The fragmented nature of the state-funded pension system is another one of its weaknesses. Ellison says even if most poeple understand the basic state pension, very few people understand how the second state pension, the S2P, works and even less people understand the mechanics of state pension credit, the third system.

The introduction of a potential fourth system, personal accounts, will therefore be a complicated and costly mistake.

“Personal accounts have two major flaws - it is unlikely that they will achieve the policy objectives in helping the lower paid. Also, no one is sure the adding machine will work. There are some success stories in Government computer systems but most of the large Government systems have not worked for 20 years. “It’s a big challenge to put in a machine that will cope with a very complicated system.”

Ellison is so sure that personal accounts will not work that he has a bet with friends that the scheme will never be launched. Since Great-West Retirement Services withdrew from the administration bidding process for personal accounts last month, he says his bet is looking good.

“The problem is a lack of clarity at the top,” he says. “We are struggling with an inability or an unwillingness by the senior civil service to think about what they want to do with pensions over the next thirty years. State pension rules need to be rewritten. Governments find it very hard to go back to square one, you usually build upon what came before.”

Ellison admits that while the U Party is not a single issue party, its main drivers are pension reform: “If one of the other parties takes our policies or something approximating to our policies, I will resign. The idea really is to influence the other parties, not so much to get into Parliament.”

He argues that none of the three main parties have an all-encompassing holistic pension strategy and must consider his party’s proposals. He says: “The other parties only have gimmicks and sound bites - the point of the U Party is to try and get them to think holistically.”

For Ellison, the key to pension reform is through political channels but he warns that they should never be used as political tools for the right or the left.

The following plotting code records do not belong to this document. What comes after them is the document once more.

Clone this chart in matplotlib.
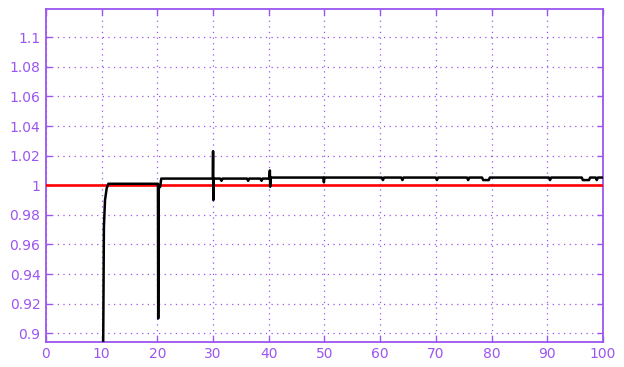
import numpy as np
import matplotlib.pyplot as plt

# response of the black signal
t = [10.2, 10.3, 10.4, 10.6, 10.9, 11.2, 20.0, 20.1, 20.15, 20.25, 20.5, 20.7,
     29.95, 30.0, 30.05, 30.1, 31.3, 31.5, 31.7, 36.1, 36.3, 36.5, 38.5, 38.7, 38.9,
     40.1, 40.2, 40.25, 40.35, 49.8, 49.9, 50.0, 60.3, 60.5, 60.7, 63.8, 64.0, 64.2,
     70.0, 70.2, 70.4, 75.6, 75.8, 76.0, 78.3, 78.5, 79.5, 79.7, 90.3, 90.5, 90.7,
     96.2, 96.4, 97.5, 97.7, 98.7, 98.9, 99.1, 100.0]
y = [0.85, 0.91, 0.972, 0.99, 0.998, 1.001, 1.001, 1.001, 0.91, 0.998, 0.999, 1.0045,
     1.0045, 1.023, 0.99, 1.0045, 1.0045, 1.003, 1.0045, 1.0045, 1.003, 1.0045, 1.0045, 1.003, 1.0045,
     1.0045, 1.010, 0.999, 1.0052, 1.0052, 1.002, 1.0052, 1.0052, 1.0035, 1.0052, 1.0052, 1.0035, 1.0052,
     1.0052, 1.0035, 1.0052, 1.0052, 1.0035, 1.0052, 1.0052, 1.0035, 1.0035, 1.0052, 1.0052, 1.0035, 1.0052,
     1.0052, 1.0035, 1.0035, 1.0052, 1.0052, 1.0035, 1.0052, 1.0052]

ref_t = [0, 100]
ref_y = [1.0, 1.0]

xticks = np.arange(0, 101, 10)
yticks = [0.9, 0.92, 0.94, 0.96, 0.98, 1.0, 1.02, 1.04, 1.06, 1.08, 1.1]
ylabels = ['0.9', '0.92', '0.94', '0.96', '0.98', '1', '1.02', '1.04', '1.06', '1.08', '1.1']

purple = '#9b55f0'

fig = plt.figure(figsize=(6.24, 3.67), dpi=100)
ax = fig.add_axes([0.0737, 0.069, 0.8925, 0.9057])

ax.plot(ref_t, ref_y, color='#ff0000', lw=1.9, zorder=3)
ax.plot(t, y, color='black', lw=1.8, zorder=4)

ax.set_xlim(0, 100)
ax.set_ylim(0.8943, 1.1189)
ax.set_xticks(xticks)
ax.set_yticks(yticks)
ax.set_yticklabels(ylabels)

ax.grid(True, color=purple, linestyle=(0, (1, 3.5)), linewidth=0.9)
ax.tick_params(direction='in', length=4, width=1, color=purple, labelcolor=purple,
               labelsize=10, top=True, right=True, pad=4)
for s in ax.spines.values():
    s.set_color(purple)
    s.set_linewidth(1.3)

fig.savefig('out.png', dpi=100)
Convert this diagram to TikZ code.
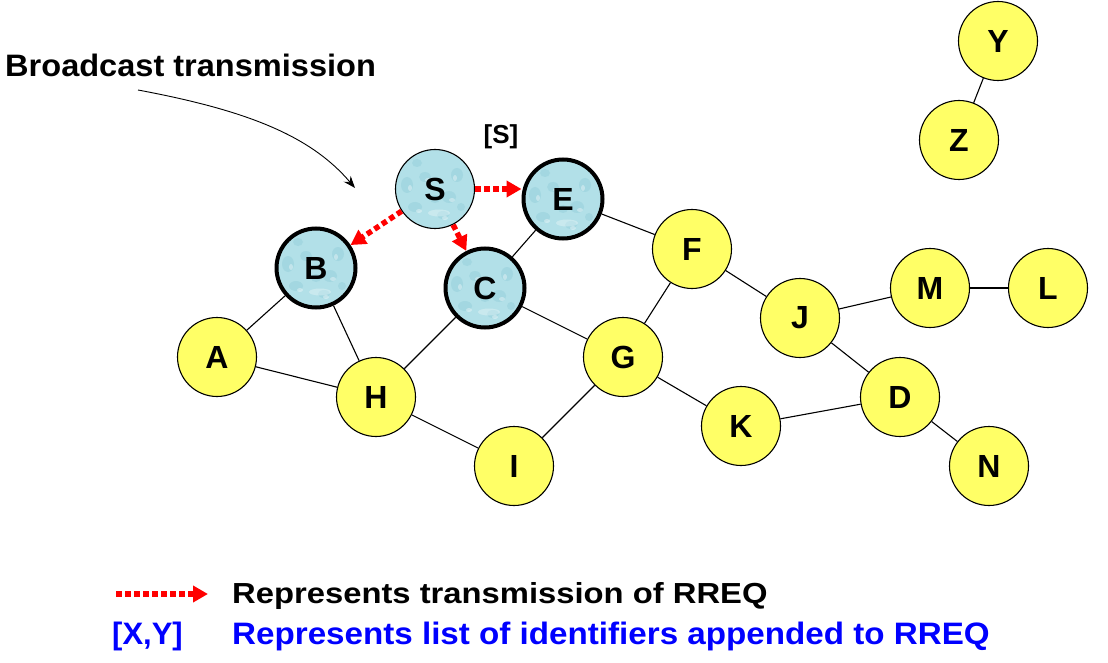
\documentclass[tikz,border=0pt]{standalone}
\usepackage{fontspec}
\setmainfont{Liberation Sans}
\usetikzlibrary{arrows.meta}
\definecolor{nodeyellow}{RGB}{255,255,102}
\definecolor{nodeblue}{RGB}{178,224,232}
\definecolor{spotdark}{RGB}{130,196,210}
\definecolor{legblue}{RGB}{0,0,255}
\begin{document}
\begin{tikzpicture}[x=1pt,y=-1pt,
  yellownode/.style={circle,draw=black,line width=1.1pt,fill=nodeyellow,minimum size=79pt,inner sep=0pt,font=\fontsize{32}{32}\selectfont\bfseries},
  bluenode/.style={yellownode,fill=nodeblue,
    path picture={
      \foreach \dx/\dy/\rx/\ry in {-20/-18/7/5, 8/-26/6/4, -28/4/6/8, 14/-8/7/6, -10/12/6/5, 22/14/6/7, -18/26/5/4, 26/-18/4/4, 0/-10/5/4}
        \fill[spotdark,opacity=0.3] ([xshift=\dx pt,yshift=\dy pt]path picture bounding box.center) ellipse ({\rx pt} and {\ry pt});
      \foreach \dx/\dy/\rx/\ry in {-16/-22/3/2, 10/-29/3/2, -25/1/2/3, 17/-11/3/2, -7/9/3/2, 20/11/2/3}
        \fill[white,opacity=0.35] ([xshift=\dx pt,yshift=\dy pt]path picture bounding box.center) ellipse ({\rx pt} and {\ry pt});
      \fill[white,opacity=0.3] ([xshift=4pt,yshift=-24pt]path picture bounding box.center) ellipse (11pt and 3.5pt);
    }},
  thickborder/.style={line width=4pt},
  link/.style={line width=1.1pt},
  rreq/.style={red,line width=5.5pt,dash pattern=on 5.5pt off 3.5pt,-{Triangle[length=15pt,width=16pt]}},
  pointer/.style={line width=0.9pt,-{Stealth[length=12pt,width=9pt]}},
  bigtext/.style={font=\fontsize{31}{31}\selectfont\bfseries,inner sep=0pt}
 ]
\useasboundingbox (0,0) rectangle (1108,663);

% nodes
\node[yellownode] (Y) at (998,41) {Y};
\node[yellownode] (Z) at (959,140) {Z};
\node[bluenode] (S) at (435,189) {S};
\node[bluenode,thickborder] (E) at (563,199) {E};
\node[bluenode,thickborder] (B) at (316,268) {B};
\node[bluenode,thickborder] (C) at (485,288) {C};
\node[yellownode] (F) at (692,249) {F};
\node[yellownode] (M) at (930,288) {M};
\node[yellownode] (L) at (1048,288) {L};
\node[yellownode] (J) at (800,318) {J};
\node[yellownode] (A) at (217,357) {A};
\node[yellownode] (G) at (623,357) {G};
\node[yellownode] (H) at (376,397) {H};
\node[yellownode] (D) at (900,397) {D};
\node[yellownode] (K) at (741,426) {K};
\node[yellownode] (I) at (514,466) {I};
\node[yellownode] (N) at (989,466) {N};

% links
\draw[link] (Y) -- (Z);
\draw[link] (E) -- (F);
\draw[link] (E) -- (C);
\draw[link] (B) -- (A);
\draw[link] (B) -- (H);
\draw[link] (C) -- (H);
\draw[link] (C) -- (G);
\draw[link] (A) -- (H);
\draw[link] (H) -- (I);
\draw[link] (F) -- (G);
\draw[link] (F) -- (J);
\draw[link] (G) -- (I);
\draw[link] (G) -- (K);
\draw[link] (J) -- (M);
\draw[link] (M) -- (L);
\draw[link] (J) -- (D);
\draw[link] (K) -- (D);
\draw[link] (D) -- (N);

% RREQ transmissions
\draw[rreq] (S.east) -- (S.east -| E.west);
\draw[rreq] (S) -- (B);
\draw[rreq] (S) -- (C);

% labels
\node[font=\fontsize{26}{26}\selectfont\bfseries, inner sep=0pt, anchor=base] (lbl) at (501,144) {[S]};
\node[bigtext, anchor=base west, xscale=1.05] (bt) at (5,77) {Broadcast transmission};
\coordinate (btstart) at (138,90);
\coordinate (btend) at (355,188);
\draw[pointer] (btstart) .. controls (245,110) and (310,135) .. (btend);

% legend
\coordinate (la) at (116,594);
\coordinate (lb) at (208,594);
\draw[rreq] (la) -- (lb);
\node[font=\fontsize{29}{29}\selectfont\bfseries, inner sep=0pt, anchor=base west, xscale=1.13] (l1) at (232,603) {Represents transmission of RREQ};
\node[bigtext, text=legblue, anchor=base west] (xy) at (112,644) {[X,Y]};
\node[bigtext, text=legblue, anchor=base west, xscale=1.07] (l2) at (232,644) {Represents list of identifiers appended to RREQ};
\end{tikzpicture}
\end{document}
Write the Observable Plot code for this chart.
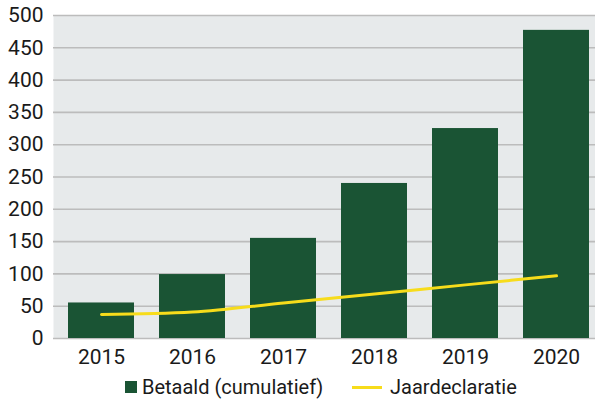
<!DOCTYPE html>
<html>
<head>
<meta charset="utf-8">
<script src="https://cdn.jsdelivr.net/npm/d3@7"></script>
<script src="https://cdn.jsdelivr.net/npm/@observablehq/plot@0.6"></script>
<style>
  body { margin: 0; background: #fff; font-family: Roboto, "DejaVu Sans", sans-serif; }
  #legend { position: relative; height: 26px; font-size: 20px; color: #1a1a1a; }
  .item { position: absolute; top: 0px; display: flex; align-items: center; }
  .sw { width: 12px; height: 12px; background: #1a5434; margin-right: 5px; }
  .ln { width: 30px; height: 3px; background: #f7dc1b; margin-right: 8px; }
</style>
</head>
<body>
<div id="chart"></div>
<div id="legend">
  <div class="item" style="left:125px"><span class="sw"></span><span>Betaald (cumulatief)</span></div>
  <div class="item" style="left:352px"><span class="ln"></span><span>Jaardeclaratie</span></div>
</div>
<script>
const years = ["2015", "2016", "2017", "2018", "2019", "2020"];
const betaald = [55, 99, 155, 240, 325, 477];
const jaardeclaratie = [37, 41, 55, 69, 83, 97];
const yTicks = [0, 50, 100, 150, 200, 250, 300, 350, 400, 450, 500];

const data = years.map((y, i) => ({year: y, betaald: betaald[i], jaar: jaardeclaratie[i]}));

const chart = Plot.plot({
  width: 595,
  height: 375,
  marginTop: 15,
  marginBottom: 37,
  marginLeft: 53,
  marginRight: 0,
  style: {fontFamily: "Roboto, 'DejaVu Sans', sans-serif", fontSize: "21px", color: "#1a1a1a", background: "#fff"},
  x: {domain: years, range: [66, 590], paddingInner: 0.28, paddingOuter: 0, label: null, tickSize: 0, tickPadding: 11},
  y: {domain: [0, 500], ticks: yTicks, label: null, tickSize: 0, tickPadding: 10},
  marks: [
    Plot.frame({fill: "#e7eaeb", stroke: null}),
    Plot.ruleY(yTicks, {stroke: "#bcbcbc", strokeWidth: 1.6}),
    Plot.barY(data, {x: "year", y: "betaald", fill: "#1a5434"}),
    Plot.line(data, {x: "year", y: "jaar", stroke: "#f7dc1b", strokeWidth: 3, curve: "monotone-x"})
  ]
});
document.getElementById("chart").appendChild(chart);
</script>
</body>
</html>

“It is just a case of allocation of resources,” he says. “The odd thing is most of the three parties, the thinktanks and the trade bodies have the same view for pension reform when asked off the record. The problem is they are not willing to articulate that view publicly - that’s what we are trying to do.”

Robin Ellison

  • Author of the four-volume Pensions Law And Practice as well as the Pension Trustees Handbook and Family Breakdown and Pensions.
  • Founder of the Association of Pensions Lawyers and awarded its Wallace prize in 1995.
  • Former chairman of the National Association of Pension Funds and a non-executive director for a number of companies and trustee of several pension funds.
  • A visiting professor in pension law at City University and a visiting senior lecturer at Kings College, London.
  • The first solicitor to be elected honorary fellow of the Pensions Management Institute.
  • Currently head of strategic development for pensions at Pinsent Masons

The U Party manifesto key points:

  • To simplify the “Byzantine” state pension system by removing 10,000 pages of regulation, 10,000 jobs and paying the £5bn promised but not paid under the pension credit system.
  • Commit to increasing state pension benefits to £200 a week to each individual payable at an age linked to national longevity figures. The costs to the Government will be nil by scrapping contracting- in and contracting-out, the second state pension and state pension credits.
  • For private pensions, all benefits to be taken as an annuity, except for the first quarter of the pot up to £250,000, which can be taken as a tax-free lump sum. The first £100,000 of the balance must be taken in a single or other life annuity and the balance up to £2m can be taken in cash at retirement subject to 40 per cent tax.